Procedural reminders to all contestants
- Accessibility. All submissions must be accessible for the Jury to open and view, so please double-check your submission. If the submission is inaccessible or does not fit the criteria described, jurors may reject the submission.
- Timing. Contestants must submit their work before the closing of the filing of applications. If not submitted on time, the submission will not count.
- Contact information. All submissions must contain the contestant’s contact information, preferably a Telegram username by which jurors can verify that the submission belongs to the individual who submitted it. If not, jurors may reject your submission.
- Content. The content published in the forum and the provided PDF file should not differ, except for formatting. Otherwise, jurors may reject the submission.
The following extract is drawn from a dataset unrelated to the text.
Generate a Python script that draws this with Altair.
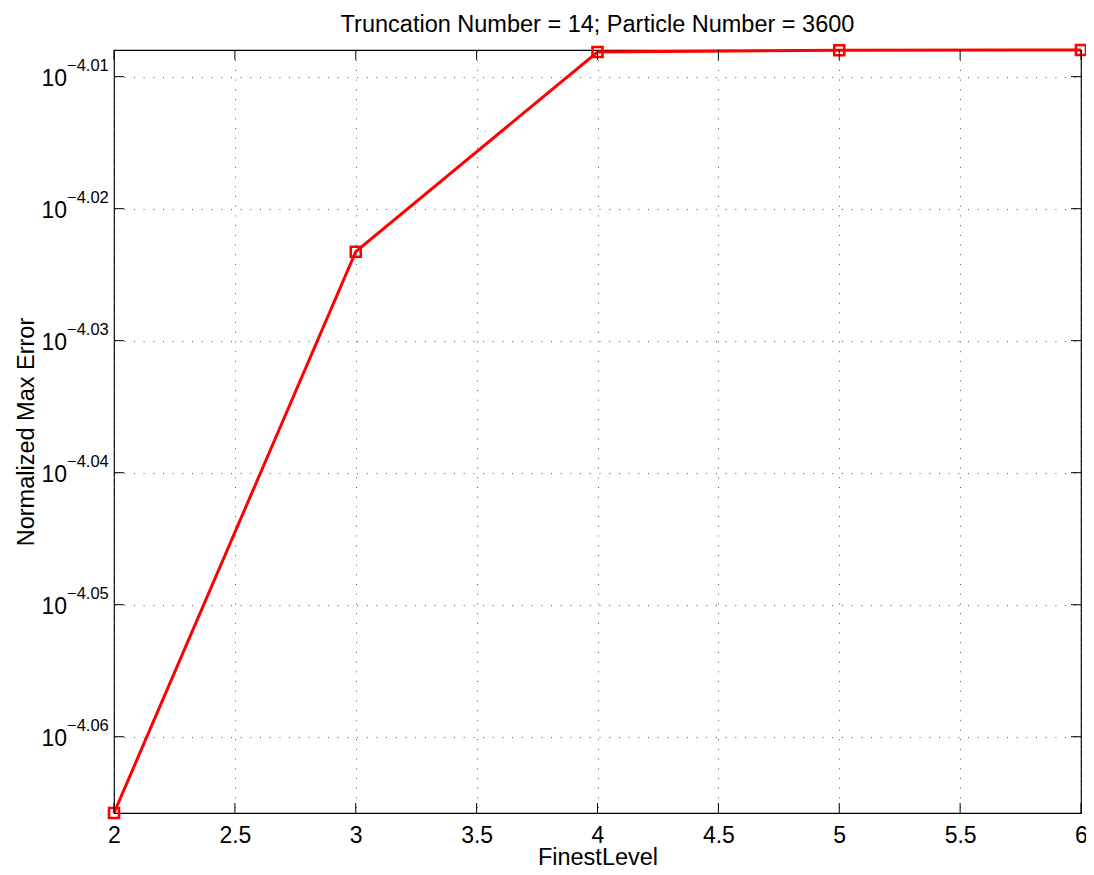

- Well-formed links. If your submission has links to the work performed, the content of those links must have the contestant’s contact details, preferably a Telegram username, so jurors can match it and verify whom the work belongs. If not, jurors may reject your submission.
- Multiple submissions.
- Each contestant has the right to provide several submissions if they contain different approaches to the contest problem’s solving. However, if works are not unique enough or differ just in insignificant details, jurors may reject such repeating submissions.
- If the contestant wants to make an additional submission that overrides the one previously published, he must inform the Jury about this fact and indicate the correct revision to assess. In this case, only the indicated work will count. If the contestant hasn’t indicated the updated submission as the correct one, only the first one will count, the Jury will reject all the others.
Disclaimer
Anyone can participate, but Free TON cannot distribute Tons to US citizens or US entities.
Feedback on This Contest is Strongly Encouraged
Please consider this proposal a draft. Feedback to improve this contest specifications and design are strongly encouraged.